In the first broadcast of the much-hyped Jeopardy! battle of man vs. machine, Brad Rutter tied with Watson for first with Ken Jennings not so far behind.
While it initially looked like a rout, the humans clawed
their way back during the first round of Jeopardy! and forced IBM's
supercomputer to tie for the lead.
The first segment of the long-anticipated two-game Jeorpardy
tournament between former Jeopardy! champions, Ken Jennings and Brad Rutter, and
Watson aired on Feb. 14. Watson and Rutter both had $5,000 on the board and
Jennings trailed behind with $2,000.
"I had a good feeling at the end of the first show," said IBM's
David Ferrucci, the lead researcher and principal investigator on the Watson
project in a post-game analysis posted on the company's A
Smarter Planet blog. "I thought: Everybody will realize the computer is
competitive," he said.
The first day's final scores revealed only part of the
story. Rutter made the first selection, and beat Watson to the buzzer to answer
the question. After that, Watson dominated the round up to the commercial
break, buzzing in with 11 correct answers out of 15 questions, including the
Daily Double (it wagered $1,000 for Literary Character APB). The second half of
the round started with $5,200 for Watson, $1,000 for Rutter, and $200 for
Jennings on the scoreboard, but Jennings and Rutter beat Watson to the buzzer
several times during the course of the round. Most of the wrong answers during
this round were also Watson's.
Viewers who expected the computer to get every question
right were treated to several of Watson's wrong answers in the second half. Unlike
a human player, Watson can't adjust its answers to what other players say and
answers whatever it picked as its top answer during initial processing. After Jennings
incorrectly answered "20s" was the decade in which Oreo cookies were
introduced, Watson answered with "1920s."
"Watson is very bright, very fast, but he has some
weird little moments," Trebek said.
Another Watson mistake illustrated the challenges of natural
language processing. The category was Olympic Oddities, and the answer was a
gymnast with an unusual physical feature.
Watson answered "leg," but was ruled incorrect, because the proper
answer (edited: no one got right) was that the gymnast's leg was missing.
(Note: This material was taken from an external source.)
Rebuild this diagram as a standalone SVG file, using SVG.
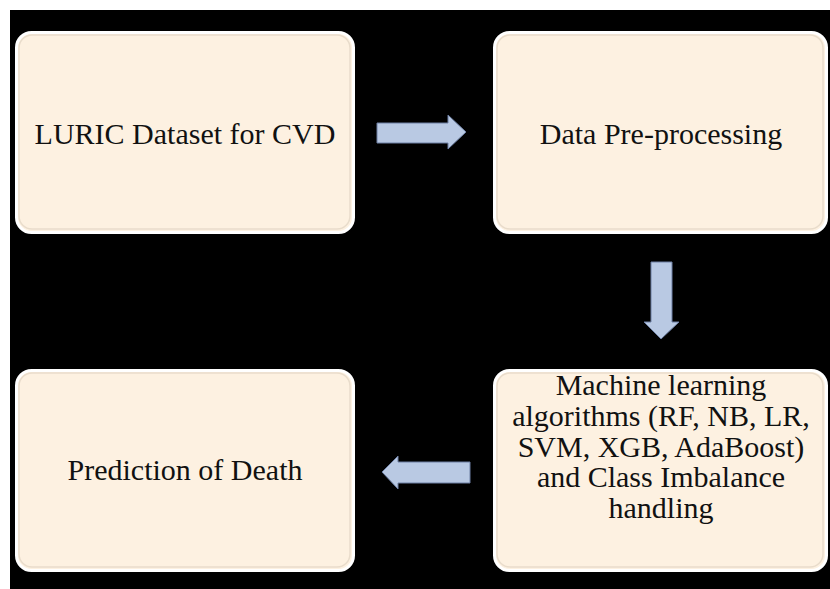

In this case, Watson very likely didn't understand what an "oddity"
is, according to Ferrucci's post-game analysis on Smarter Planet.
"The computer wouldn't know that a missing leg is odder than
anything else," said Ferrucci.
Watson could come to understand what an odditiy is over
time, "by reading more material and playing more games," according to A Smarter
Planet.
Jeopardy requires an enormously broad domain of knowledge
with "infinite ways" to present the question, Ferrucci has said in the past.
Even if Watson knew a topic well, it still needed to understand what the clue
was asking for, he said. The categories of the first round were: Literary
Characters APB, Beatles People, Olympic Oddities, Name the Decade, Final
Frontiers, and Alternate Meanings. The literary characters category was heavy
on puns and wordplay, and while Watson was supremely comfortable in the Beatles
category, it got every single question in the decades category wrong.
Watson has an "Achilles heel," because its betting is
restricted to its confidence level, according to "Final Jeopardy," a book
about Watson by technology journalist Stephen Baker. Despite previous
reports, Watson actually lost the practice
match in January to Jennings in Final Jeopardy, because Jennings had bet
aggressively on the Daily Doubles and Final Jeopardy, Baker said in an excerpt to final chapter of
his book. The remainder of the chapter will be posted after the final game,
and the hardcover of the book will be available on Thursday.